The Nazi-like law enforcement extended into town too. Law enforcement was everywhere, with impromptu checkpoints set up on the roads with off-road-equipped vehicles (and even unmodified trucks and Jeeps) stopped again and again. Many of these were street-legal in the state they were from, yet were ticketed for not complying with Utah law. The feds won't give highway funds to states that enforce their own laws on out-of-state vehicles that comply in their home state. If every state did this, interstate transportation would come to a halt. Can you see your federal highway funds drying up, Utah? One of my friends was stopped and the officer said, "You should put your Jeep on the trailer and go home. We don't need your money, you're not wanted here, and you're not welcome."
A restaurant manager in town told me that most people in Moab want the Easter business and to not let a vocal minority wreck things. Well then, the Silent Majority needs to speak up and vote the idiots who allow these actions out of office and put pro-multiple-use people in office.

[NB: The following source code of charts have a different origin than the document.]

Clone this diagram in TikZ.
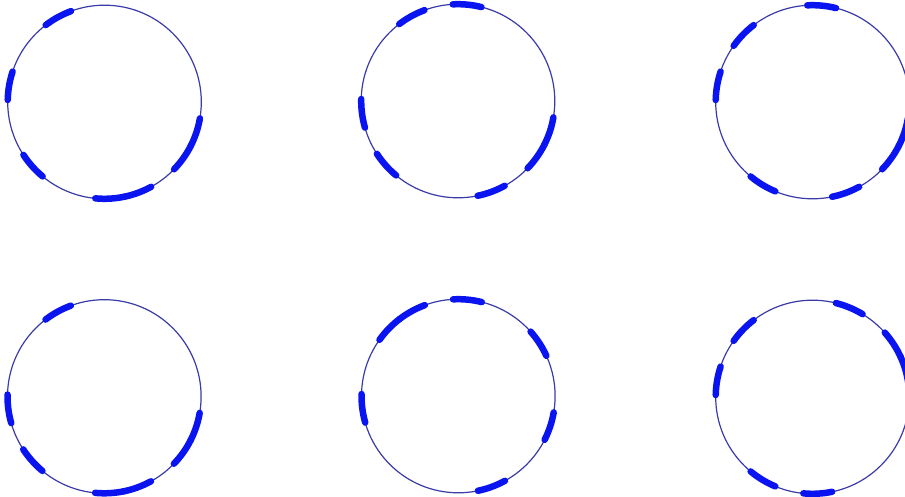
\documentclass[tikz,border=0pt]{standalone}
\usepackage{tikz}
\definecolor{RingLine}{HTML}{3A3AA8}
\definecolor{Band}{HTML}{0A14F0}

\begin{document}
\begin{tikzpicture}[x=1pt,y=1pt]
    \tikzset{
      ring/.style={draw=RingLine,line width=1.2pt},
      band/.style={draw=Band,line width=6.5pt,line cap=round}
    }
    \useasboundingbox (0,0) rectangle (905,497);
    \def\rad{96.8}
    % centre x / centre y / thick segments (21 per ring)
    \foreach \cx/\cy/\segs in {104.5/395/{6,9,12,15,16,18,19},
                               458/396/{4,6,10,12,16,18,19},
                               812.5/395/{4,7,9,13,16,18,19},
                               104.3/100.5/{6,10,12,15,16,18,19},
                               458.3/101/{1,4,6,7,10,16,19},
                               812.5/100/{0,1,3,7,9,13,15}} {
      \draw[ring] (\cx,\cy) circle[radius=\rad];
      \foreach \s in \segs {
        \pgfmathsetmacro{\a}{7.4+\s*360/21}
        \pgfmathsetmacro{\b}{\a+360/21}
        \draw[band] (\cx,\cy) ++(\a:\rad) arc[start angle=\a,end angle=\b,radius=\rad];
      }
    }
  \end{tikzpicture}
\end{document}
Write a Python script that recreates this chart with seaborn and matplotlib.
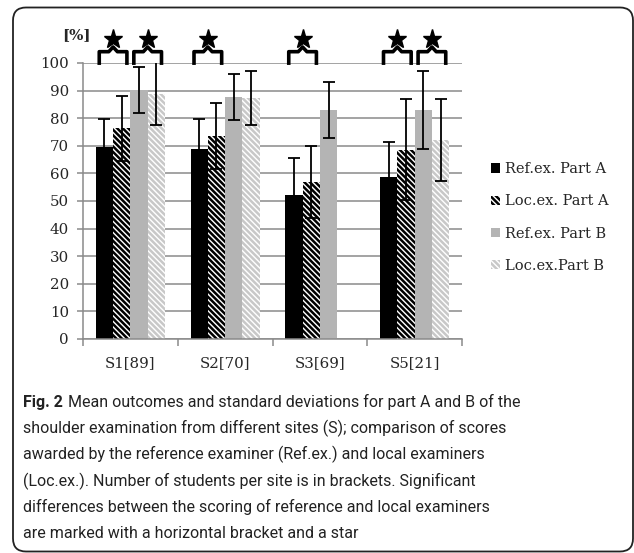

It's not enough to sit around and say, "We don't like this either." Members of the Red Rock 4-Wheelers also need to voice their concern that some members of their club have become part of the problem and "counsel" with those members.
About 58 miles south of Moab is the town of Monticello, the center of San Juan County, Utah. San Juan County welcomes motorized recreation and has scenery that's just as spectacular as Moab. Monticello would make a great destination for off-roaders and their tourist dollars. We'll do features showing some of the trail opportunities there in upcoming issues of Off-Road.
I'm going to the federal magistrate to fight my ticket and will let you know the outcome. Win or lose, at least I will let a pair of BLM rangers in Moab know that some people won't lay down and let them enforce arbitrary rules that no one knows about.
Silly Moab. Rocks are for off-roaders.